**SET TASK**
Write the data below out exactly as it stands. Do not include the pictures.

**SOURCE EXCERPT**
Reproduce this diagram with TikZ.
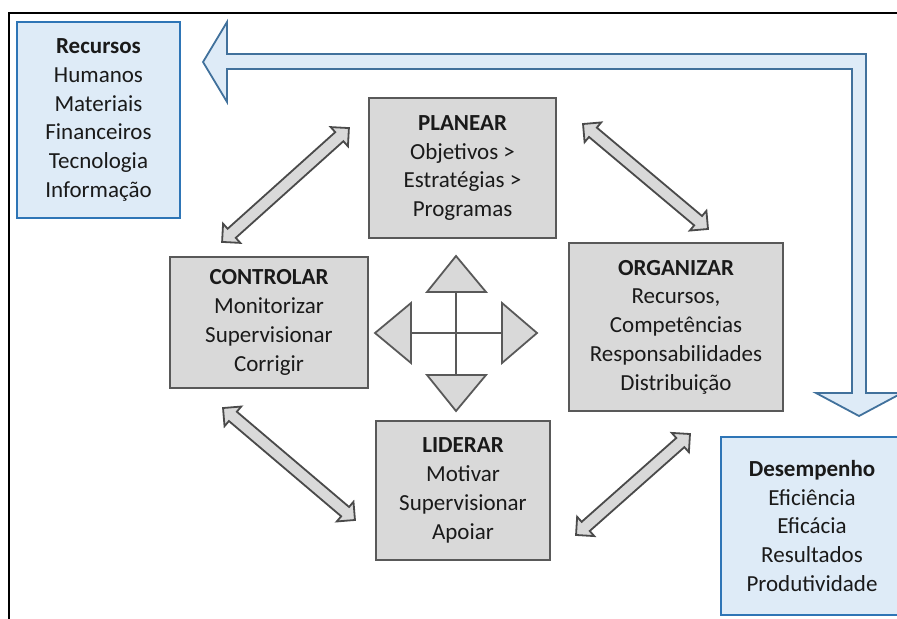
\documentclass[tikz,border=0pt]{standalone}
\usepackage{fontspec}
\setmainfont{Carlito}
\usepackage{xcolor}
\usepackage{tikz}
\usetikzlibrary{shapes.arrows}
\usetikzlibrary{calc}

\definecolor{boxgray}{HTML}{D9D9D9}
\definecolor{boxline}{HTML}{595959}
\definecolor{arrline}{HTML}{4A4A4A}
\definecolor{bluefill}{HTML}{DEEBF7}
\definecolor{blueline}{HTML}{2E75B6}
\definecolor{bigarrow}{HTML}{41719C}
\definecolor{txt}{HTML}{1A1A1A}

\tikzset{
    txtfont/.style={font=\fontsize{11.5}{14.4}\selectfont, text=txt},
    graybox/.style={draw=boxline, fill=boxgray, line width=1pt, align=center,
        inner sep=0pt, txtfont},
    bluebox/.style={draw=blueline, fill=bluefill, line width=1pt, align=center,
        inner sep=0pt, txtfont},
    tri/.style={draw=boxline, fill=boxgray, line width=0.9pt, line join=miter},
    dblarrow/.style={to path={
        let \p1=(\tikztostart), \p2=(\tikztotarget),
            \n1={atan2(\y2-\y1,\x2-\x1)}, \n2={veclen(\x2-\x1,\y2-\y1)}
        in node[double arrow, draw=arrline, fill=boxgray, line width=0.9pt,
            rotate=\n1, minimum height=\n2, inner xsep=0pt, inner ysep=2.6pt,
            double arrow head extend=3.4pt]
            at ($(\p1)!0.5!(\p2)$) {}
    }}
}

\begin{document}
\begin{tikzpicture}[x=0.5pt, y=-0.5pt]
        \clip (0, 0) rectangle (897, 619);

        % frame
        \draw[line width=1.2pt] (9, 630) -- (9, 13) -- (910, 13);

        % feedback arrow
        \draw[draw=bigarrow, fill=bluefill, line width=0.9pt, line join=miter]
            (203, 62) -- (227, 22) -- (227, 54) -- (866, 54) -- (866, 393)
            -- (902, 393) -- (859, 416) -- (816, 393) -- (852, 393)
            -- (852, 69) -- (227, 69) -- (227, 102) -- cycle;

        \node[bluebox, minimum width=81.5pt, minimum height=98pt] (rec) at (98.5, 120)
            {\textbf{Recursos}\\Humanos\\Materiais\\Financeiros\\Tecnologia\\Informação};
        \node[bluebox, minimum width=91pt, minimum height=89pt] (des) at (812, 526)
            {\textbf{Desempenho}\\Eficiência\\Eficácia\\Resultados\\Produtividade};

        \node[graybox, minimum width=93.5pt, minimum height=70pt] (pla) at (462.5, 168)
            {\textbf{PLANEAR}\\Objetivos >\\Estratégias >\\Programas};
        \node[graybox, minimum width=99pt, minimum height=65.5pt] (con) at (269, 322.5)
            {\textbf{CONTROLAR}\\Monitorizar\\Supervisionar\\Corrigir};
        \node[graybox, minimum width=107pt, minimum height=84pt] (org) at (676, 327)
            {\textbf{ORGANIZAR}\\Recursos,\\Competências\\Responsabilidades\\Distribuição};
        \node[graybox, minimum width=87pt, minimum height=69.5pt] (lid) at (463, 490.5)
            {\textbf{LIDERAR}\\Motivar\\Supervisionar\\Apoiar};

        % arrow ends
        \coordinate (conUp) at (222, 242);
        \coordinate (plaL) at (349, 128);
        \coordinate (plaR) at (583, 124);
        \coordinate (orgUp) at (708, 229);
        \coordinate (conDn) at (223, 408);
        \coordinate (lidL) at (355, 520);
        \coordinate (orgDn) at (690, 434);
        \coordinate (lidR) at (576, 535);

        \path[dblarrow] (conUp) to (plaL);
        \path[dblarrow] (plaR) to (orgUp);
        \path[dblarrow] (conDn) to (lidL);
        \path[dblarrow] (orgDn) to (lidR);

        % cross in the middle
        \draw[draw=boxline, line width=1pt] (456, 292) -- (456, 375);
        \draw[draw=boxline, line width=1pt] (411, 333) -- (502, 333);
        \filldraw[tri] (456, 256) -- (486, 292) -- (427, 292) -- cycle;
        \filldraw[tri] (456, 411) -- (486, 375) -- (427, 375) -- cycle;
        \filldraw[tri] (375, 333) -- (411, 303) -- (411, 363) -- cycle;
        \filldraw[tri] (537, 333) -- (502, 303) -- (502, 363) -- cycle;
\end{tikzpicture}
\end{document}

**REPLY**
Reproduce this diagram with TikZ.
\documentclass[tikz,border=0pt]{standalone}
\usepackage{fontspec}
\setmainfont{Carlito}
\usepackage{xcolor}
\usepackage{tikz}
\usetikzlibrary{shapes.arrows}
\usetikzlibrary{calc}

\definecolor{boxgray}{HTML}{D9D9D9}
\definecolor{boxline}{HTML}{595959}
\definecolor{arrline}{HTML}{4A4A4A}
\definecolor{bluefill}{HTML}{DEEBF7}
\definecolor{blueline}{HTML}{2E75B6}
\definecolor{bigarrow}{HTML}{41719C}
\definecolor{txt}{HTML}{1A1A1A}

\tikzset{
    txtfont/.style={font=\fontsize{11.5}{14.4}\selectfont, text=txt},
    graybox/.style={draw=boxline, fill=boxgray, line width=1pt, align=center,
        inner sep=0pt, txtfont},
    bluebox/.style={draw=blueline, fill=bluefill, line width=1pt, align=center,
        inner sep=0pt, txtfont},
    tri/.style={draw=boxline, fill=boxgray, line width=0.9pt, line join=miter},
    dblarrow/.style={to path={
        let \p1=(\tikztostart), \p2=(\tikztotarget),
            \n1={atan2(\y2-\y1,\x2-\x1)}, \n2={veclen(\x2-\x1,\y2-\y1)}
        in node[double arrow, draw=arrline, fill=boxgray, line width=0.9pt,
            rotate=\n1, minimum height=\n2, inner xsep=0pt, inner ysep=2.6pt,
            double arrow head extend=3.4pt]
            at ($(\p1)!0.5!(\p2)$) {}
    }}
}

\begin{document}
\begin{tikzpicture}[x=0.5pt, y=-0.5pt]
        \clip (0, 0) rectangle (897, 619);

        % frame
        \draw[line width=1.2pt] (9, 630) -- (9, 13) -- (910, 13);

        % feedback arrow
        \draw[draw=bigarrow, fill=bluefill, line width=0.9pt, line join=miter]
            (203, 62) -- (227, 22) -- (227, 54) -- (866, 54) -- (866, 393)
            -- (902, 393) -- (859, 416) -- (816, 393) -- (852, 393)
            -- (852, 69) -- (227, 69) -- (227, 102) -- cycle;

        \node[bluebox, minimum width=81.5pt, minimum height=98pt] (rec) at (98.5, 120)
            {\textbf{Recursos}\\Humanos\\Materiais\\Financeiros\\Tecnologia\\Informação};
        \node[bluebox, minimum width=91pt, minimum height=89pt] (des) at (812, 526)
            {\textbf{Desempenho}\\Eficiência\\Eficácia\\Resultados\\Produtividade};

        \node[graybox, minimum width=93.5pt, minimum height=70pt] (pla) at (462.5, 168)
            {\textbf{PLANEAR}\\Objetivos >\\Estratégias >\\Programas};
        \node[graybox, minimum width=99pt, minimum height=65.5pt] (con) at (269, 322.5)
            {\textbf{CONTROLAR}\\Monitorizar\\Supervisionar\\Corrigir};
        \node[graybox, minimum width=107pt, minimum height=84pt] (org) at (676, 327)
            {\textbf{ORGANIZAR}\\Recursos,\\Competências\\Responsabilidades\\Distribuição};
        \node[graybox, minimum width=87pt, minimum height=69.5pt] (lid) at (463, 490.5)
            {\textbf{LIDERAR}\\Motivar\\Supervisionar\\Apoiar};

        % arrow ends
        \coordinate (conUp) at (222, 242);
        \coordinate (plaL) at (349, 128);
        \coordinate (plaR) at (583, 124);
        \coordinate (orgUp) at (708, 229);
        \coordinate (conDn) at (223, 408);
        \coordinate (lidL) at (355, 520);
        \coordinate (orgDn) at (690, 434);
        \coordinate (lidR) at (576, 535);

        \path[dblarrow] (conUp) to (plaL);
        \path[dblarrow] (plaR) to (orgUp);
        \path[dblarrow] (conDn) to (lidL);
        \path[dblarrow] (orgDn) to (lidR);

        % cross in the middle
        \draw[draw=boxline, line width=1pt] (456, 292) -- (456, 375);
        \draw[draw=boxline, line width=1pt] (411, 333) -- (502, 333);
        \filldraw[tri] (456, 256) -- (486, 292) -- (427, 292) -- cycle;
        \filldraw[tri] (456, 411) -- (486, 375) -- (427, 375) -- cycle;
        \filldraw[tri] (375, 333) -- (411, 303) -- (411, 363) -- cycle;
        \filldraw[tri] (537, 333) -- (502, 303) -- (502, 363) -- cycle;
\end{tikzpicture}
\end{document}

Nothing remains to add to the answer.